Certo ascoltare con partecipazione e raggiungere l’obiettivo di una reale comprensione è faticoso perché richiede di riuscire a cogliere il punto di vista dell’altro e i suoi stati d’animo. Si fonda sul desiderio di non manipolare attraverso la comunicazione il comportamento dell’altro per renderlo come piace a noi.

Si avvale pertanto di un feedback neutro che non genera disagio e mortificazioni per i nostri interlocutori e crea, in tal modo, un ambiente relazionale gradevole e di arricchimento reciproco. Una delle obiezioni più ricorrenti che mi vengono mosse su questo tema riguarda l’opportunità di astenersi dal dare consigli, persino quando è l’interlocutore a richiederlo esplicitamente.

La ragione alla base di questa regola è semplice. Chi deve risolvere un problema, prendere una decisione, risolvere una situazione non ha bisogno e/o voglia reale di sentirsi dire cosa fare. Il vero motivo per cui ce ne parla è la necessità di razionalizzare i termini delle sue difficoltà per sciogliere i dubbi e agire con determinazione verso una soluzione: la sua soluzione.

Se cederemo alla lusinga di impersonare il “buon saggio” che offre preziosi consigli, toglieremo al nostro interlocutore la possibilità di accrescere le sue forze attraverso la maturazione di una presa di decisione personale. Lo legheremo emotivamente a noi, facendolo sentire debole se lasciato da solo a risolvere.

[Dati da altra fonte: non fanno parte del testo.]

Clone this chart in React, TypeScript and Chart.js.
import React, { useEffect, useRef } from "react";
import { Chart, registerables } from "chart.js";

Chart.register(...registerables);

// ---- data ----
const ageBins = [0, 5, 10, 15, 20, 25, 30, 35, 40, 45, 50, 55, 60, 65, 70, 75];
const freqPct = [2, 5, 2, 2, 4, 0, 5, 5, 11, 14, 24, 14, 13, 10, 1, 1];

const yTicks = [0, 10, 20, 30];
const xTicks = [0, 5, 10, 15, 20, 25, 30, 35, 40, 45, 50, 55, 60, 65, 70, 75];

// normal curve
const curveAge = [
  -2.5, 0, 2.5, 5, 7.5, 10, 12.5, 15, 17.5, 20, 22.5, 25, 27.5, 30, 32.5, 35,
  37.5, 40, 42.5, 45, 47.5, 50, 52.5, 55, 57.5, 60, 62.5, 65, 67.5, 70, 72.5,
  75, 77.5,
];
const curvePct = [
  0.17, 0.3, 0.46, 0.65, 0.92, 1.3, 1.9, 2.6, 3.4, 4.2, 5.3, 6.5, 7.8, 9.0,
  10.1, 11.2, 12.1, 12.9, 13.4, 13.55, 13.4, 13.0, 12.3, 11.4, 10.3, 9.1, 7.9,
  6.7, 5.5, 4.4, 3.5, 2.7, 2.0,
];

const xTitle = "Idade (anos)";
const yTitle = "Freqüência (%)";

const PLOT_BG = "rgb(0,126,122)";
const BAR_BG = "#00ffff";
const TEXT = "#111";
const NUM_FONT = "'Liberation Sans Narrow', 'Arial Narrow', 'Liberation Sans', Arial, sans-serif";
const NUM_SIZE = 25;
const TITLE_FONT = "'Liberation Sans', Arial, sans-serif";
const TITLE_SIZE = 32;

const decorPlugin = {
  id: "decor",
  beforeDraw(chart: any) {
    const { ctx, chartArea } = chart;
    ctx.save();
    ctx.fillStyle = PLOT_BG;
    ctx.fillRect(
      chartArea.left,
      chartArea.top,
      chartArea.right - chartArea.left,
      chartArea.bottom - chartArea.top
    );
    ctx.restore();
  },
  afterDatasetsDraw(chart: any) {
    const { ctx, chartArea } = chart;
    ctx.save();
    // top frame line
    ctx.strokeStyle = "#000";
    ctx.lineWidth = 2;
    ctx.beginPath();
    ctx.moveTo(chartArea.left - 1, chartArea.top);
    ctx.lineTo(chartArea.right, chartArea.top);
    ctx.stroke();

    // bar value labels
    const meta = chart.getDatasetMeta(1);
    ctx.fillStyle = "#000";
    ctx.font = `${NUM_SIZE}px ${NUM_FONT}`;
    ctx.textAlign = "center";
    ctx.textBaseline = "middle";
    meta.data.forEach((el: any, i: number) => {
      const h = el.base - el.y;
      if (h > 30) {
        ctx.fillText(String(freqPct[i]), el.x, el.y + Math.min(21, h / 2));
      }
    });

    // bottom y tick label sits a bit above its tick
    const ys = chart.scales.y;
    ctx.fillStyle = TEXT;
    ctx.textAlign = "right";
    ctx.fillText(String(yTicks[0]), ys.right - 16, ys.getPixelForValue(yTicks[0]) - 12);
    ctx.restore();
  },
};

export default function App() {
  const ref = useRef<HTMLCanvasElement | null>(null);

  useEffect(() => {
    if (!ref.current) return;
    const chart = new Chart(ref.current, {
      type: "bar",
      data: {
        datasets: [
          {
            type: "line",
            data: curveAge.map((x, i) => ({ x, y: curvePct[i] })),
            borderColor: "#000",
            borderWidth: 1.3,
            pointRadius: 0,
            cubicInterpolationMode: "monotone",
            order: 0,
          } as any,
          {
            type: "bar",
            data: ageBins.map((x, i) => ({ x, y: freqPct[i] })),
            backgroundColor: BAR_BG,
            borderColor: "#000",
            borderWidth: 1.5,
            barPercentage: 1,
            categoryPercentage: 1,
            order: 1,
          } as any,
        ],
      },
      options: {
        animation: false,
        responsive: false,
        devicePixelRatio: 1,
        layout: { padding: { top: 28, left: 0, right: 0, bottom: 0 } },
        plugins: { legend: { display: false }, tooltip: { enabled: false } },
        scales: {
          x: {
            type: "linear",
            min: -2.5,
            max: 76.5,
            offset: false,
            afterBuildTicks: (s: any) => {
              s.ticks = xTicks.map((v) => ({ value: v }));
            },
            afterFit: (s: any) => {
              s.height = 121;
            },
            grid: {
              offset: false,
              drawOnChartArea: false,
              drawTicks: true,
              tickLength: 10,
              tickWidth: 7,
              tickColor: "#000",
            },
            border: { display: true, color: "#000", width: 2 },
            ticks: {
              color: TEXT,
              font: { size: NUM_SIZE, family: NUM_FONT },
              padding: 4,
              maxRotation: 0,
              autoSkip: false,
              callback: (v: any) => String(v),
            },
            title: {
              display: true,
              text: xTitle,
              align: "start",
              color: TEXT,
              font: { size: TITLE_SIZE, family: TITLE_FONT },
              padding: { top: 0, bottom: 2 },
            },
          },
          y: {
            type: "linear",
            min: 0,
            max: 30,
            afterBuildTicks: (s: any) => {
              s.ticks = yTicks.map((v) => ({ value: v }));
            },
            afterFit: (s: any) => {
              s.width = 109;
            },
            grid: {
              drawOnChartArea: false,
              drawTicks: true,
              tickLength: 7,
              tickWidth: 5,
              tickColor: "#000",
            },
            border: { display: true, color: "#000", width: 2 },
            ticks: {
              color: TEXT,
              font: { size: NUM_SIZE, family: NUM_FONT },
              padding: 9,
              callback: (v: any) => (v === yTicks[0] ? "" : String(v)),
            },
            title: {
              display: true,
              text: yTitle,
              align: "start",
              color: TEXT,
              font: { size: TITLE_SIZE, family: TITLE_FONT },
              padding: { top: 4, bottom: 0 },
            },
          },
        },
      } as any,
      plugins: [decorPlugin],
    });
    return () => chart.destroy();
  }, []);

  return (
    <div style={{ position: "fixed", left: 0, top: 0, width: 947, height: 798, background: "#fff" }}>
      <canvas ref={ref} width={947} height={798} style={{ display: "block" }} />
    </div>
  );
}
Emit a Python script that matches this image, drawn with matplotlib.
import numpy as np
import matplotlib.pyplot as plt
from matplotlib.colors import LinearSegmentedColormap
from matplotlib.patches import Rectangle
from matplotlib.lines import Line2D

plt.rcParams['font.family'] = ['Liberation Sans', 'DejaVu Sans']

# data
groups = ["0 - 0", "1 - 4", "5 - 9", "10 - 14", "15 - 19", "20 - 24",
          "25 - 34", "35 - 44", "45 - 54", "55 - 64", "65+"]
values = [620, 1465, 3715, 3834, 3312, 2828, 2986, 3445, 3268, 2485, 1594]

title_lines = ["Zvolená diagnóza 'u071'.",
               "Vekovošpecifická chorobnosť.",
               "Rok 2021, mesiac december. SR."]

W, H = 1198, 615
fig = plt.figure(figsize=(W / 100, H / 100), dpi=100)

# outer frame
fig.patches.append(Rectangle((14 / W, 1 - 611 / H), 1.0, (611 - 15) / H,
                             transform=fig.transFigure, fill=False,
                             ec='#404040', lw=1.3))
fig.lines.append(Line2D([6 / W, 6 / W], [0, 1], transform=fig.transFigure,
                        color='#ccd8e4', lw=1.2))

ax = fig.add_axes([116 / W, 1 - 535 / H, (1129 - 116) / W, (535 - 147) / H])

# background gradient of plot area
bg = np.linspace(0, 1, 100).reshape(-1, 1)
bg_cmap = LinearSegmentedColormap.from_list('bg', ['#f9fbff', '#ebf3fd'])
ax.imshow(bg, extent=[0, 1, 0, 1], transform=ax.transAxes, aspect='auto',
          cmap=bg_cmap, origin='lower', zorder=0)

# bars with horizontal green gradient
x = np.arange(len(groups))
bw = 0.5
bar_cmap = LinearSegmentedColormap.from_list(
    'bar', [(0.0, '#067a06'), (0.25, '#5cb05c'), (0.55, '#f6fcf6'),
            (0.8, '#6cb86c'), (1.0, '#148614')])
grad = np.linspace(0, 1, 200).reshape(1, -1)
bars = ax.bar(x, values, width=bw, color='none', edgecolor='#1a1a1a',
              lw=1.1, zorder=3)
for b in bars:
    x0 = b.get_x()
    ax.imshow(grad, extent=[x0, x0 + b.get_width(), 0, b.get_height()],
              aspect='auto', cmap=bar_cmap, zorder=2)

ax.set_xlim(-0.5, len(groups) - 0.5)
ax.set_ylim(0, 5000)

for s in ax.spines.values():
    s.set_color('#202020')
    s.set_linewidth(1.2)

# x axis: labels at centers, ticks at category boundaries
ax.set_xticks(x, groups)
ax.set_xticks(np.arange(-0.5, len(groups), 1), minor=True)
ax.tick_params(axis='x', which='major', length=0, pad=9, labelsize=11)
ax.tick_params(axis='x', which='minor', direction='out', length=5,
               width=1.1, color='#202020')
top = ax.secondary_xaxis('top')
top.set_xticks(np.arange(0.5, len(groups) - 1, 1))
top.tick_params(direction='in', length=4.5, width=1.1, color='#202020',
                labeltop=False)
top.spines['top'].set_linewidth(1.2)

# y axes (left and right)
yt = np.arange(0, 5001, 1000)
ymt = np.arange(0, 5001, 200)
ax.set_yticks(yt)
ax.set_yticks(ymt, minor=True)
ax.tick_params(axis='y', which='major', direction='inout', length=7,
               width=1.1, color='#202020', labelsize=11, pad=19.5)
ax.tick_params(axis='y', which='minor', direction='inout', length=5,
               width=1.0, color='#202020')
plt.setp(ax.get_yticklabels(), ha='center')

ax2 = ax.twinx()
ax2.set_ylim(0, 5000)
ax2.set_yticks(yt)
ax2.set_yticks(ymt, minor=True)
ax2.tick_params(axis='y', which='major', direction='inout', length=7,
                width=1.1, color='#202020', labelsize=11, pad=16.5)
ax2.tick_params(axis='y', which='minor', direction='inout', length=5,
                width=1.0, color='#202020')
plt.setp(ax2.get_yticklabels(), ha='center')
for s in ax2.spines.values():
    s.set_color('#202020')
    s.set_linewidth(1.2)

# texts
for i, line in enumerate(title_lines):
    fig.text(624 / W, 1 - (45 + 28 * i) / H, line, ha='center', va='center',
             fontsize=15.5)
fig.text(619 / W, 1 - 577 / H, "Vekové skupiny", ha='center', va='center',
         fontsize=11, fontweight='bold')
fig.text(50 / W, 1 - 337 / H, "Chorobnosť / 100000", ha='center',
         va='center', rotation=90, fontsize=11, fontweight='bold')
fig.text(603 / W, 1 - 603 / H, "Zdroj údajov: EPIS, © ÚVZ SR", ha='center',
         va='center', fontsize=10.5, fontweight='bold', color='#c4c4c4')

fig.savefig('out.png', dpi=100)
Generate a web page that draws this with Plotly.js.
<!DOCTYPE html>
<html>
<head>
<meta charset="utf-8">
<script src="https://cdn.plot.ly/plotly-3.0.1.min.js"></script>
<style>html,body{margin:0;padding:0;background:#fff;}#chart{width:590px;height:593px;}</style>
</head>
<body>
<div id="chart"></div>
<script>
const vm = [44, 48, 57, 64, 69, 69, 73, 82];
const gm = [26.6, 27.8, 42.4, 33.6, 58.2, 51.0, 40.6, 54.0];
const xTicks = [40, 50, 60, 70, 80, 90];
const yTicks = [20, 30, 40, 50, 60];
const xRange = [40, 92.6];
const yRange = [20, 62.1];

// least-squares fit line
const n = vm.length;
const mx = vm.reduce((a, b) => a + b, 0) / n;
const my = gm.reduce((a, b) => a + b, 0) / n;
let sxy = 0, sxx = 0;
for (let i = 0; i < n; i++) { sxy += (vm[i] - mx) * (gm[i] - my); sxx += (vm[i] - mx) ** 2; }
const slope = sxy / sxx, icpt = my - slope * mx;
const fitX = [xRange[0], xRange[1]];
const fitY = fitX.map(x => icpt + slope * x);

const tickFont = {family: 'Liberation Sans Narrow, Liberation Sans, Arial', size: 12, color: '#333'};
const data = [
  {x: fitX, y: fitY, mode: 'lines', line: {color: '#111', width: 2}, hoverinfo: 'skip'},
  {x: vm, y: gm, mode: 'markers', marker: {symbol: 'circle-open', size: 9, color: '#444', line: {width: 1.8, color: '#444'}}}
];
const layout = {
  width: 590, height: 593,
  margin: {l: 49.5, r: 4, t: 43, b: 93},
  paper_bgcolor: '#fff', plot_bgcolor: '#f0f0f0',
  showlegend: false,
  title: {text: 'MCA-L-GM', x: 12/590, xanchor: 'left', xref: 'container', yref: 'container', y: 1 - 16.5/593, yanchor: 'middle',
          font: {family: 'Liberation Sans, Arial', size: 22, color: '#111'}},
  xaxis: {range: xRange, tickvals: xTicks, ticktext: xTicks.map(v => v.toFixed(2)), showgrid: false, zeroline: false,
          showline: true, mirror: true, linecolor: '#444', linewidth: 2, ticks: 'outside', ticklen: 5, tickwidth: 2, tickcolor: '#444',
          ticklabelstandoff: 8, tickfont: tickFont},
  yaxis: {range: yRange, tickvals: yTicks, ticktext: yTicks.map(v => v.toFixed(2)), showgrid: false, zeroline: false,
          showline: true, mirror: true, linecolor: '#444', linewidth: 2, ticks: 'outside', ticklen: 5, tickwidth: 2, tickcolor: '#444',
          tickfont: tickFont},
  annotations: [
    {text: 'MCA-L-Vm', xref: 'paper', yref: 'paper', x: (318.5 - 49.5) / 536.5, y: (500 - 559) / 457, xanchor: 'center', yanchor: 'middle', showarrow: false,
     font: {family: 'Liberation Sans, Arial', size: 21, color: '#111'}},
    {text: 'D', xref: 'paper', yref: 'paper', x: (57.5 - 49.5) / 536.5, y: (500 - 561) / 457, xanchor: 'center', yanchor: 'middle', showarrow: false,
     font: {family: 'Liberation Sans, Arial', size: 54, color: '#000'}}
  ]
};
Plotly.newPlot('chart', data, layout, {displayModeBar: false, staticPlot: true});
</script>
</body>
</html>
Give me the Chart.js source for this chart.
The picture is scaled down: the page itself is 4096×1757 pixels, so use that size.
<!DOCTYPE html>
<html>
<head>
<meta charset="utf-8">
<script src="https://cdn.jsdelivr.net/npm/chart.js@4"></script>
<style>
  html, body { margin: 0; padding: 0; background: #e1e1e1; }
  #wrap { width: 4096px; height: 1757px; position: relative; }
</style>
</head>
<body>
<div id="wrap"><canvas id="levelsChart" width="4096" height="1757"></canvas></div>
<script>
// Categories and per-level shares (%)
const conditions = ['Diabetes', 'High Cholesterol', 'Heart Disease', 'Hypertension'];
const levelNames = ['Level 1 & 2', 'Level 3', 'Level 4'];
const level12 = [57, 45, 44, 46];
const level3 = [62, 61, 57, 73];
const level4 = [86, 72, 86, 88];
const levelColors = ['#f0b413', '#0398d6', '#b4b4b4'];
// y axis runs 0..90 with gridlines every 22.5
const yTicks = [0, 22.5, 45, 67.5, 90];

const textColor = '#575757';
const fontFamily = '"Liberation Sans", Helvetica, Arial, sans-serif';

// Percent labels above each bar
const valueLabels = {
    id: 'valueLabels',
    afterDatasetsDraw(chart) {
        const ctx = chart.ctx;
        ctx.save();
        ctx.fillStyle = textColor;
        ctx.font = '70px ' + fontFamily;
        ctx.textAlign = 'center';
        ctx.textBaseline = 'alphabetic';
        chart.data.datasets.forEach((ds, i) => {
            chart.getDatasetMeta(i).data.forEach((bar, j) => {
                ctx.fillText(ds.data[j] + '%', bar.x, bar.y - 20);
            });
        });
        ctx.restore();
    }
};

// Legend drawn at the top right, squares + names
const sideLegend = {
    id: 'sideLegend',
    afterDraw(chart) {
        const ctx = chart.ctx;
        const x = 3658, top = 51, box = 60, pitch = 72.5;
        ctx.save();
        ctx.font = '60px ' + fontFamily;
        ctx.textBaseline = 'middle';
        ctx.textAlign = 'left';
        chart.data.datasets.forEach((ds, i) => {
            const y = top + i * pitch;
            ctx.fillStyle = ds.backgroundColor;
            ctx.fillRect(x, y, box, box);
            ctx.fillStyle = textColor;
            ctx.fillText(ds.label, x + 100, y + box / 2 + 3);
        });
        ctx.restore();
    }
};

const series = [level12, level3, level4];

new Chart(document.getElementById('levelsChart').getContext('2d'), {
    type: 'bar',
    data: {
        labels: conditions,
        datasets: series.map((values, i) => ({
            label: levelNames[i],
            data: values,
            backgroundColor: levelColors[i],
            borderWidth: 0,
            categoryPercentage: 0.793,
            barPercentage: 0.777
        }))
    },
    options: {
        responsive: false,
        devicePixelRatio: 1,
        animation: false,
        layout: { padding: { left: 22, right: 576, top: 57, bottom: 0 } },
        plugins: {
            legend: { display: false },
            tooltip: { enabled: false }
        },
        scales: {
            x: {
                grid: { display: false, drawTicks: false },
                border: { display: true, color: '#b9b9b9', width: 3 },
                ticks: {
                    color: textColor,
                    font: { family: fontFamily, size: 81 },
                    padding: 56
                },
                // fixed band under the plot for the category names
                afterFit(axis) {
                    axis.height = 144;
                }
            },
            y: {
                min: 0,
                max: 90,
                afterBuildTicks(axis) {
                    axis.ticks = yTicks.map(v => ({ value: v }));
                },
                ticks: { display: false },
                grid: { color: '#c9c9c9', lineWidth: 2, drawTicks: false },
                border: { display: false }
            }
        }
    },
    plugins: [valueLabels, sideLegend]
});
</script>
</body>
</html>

L’aiuto vero ed importante che noi possiamo offrire è un supporto neutrale a tale processo di elaborazione decisionale. Così facendo, il nostro interlocutore rafforzerà la sua sicurezza in sé stesso e potrà agire con maggiore fiducia nelle proprie capacità e risorse.

Ascolteremo quindi con attenzione effettiva, forniremo una sintesi di quanto espresso dall’interessato, porremo domande aperte per aiutare l’elaborazione del pensiero, aiuteremo nella valutazione dei pro e dei contro ma, sempre, con la massima oggettività senza cedere alla tentazione di fornire soluzioni o, peggio ancora, giudizi di qualsiasi genere.

In questo modo il nostro interlocutore avvertirà il nostro sincero interesse e apprezzerà il nostro atteggiamento. Avendo scelto personalmente, anche in caso di insuccesso sarà in grado di reagire correttamente, ricavandone preziose esperienze che lo renderanno più forte per il futuro.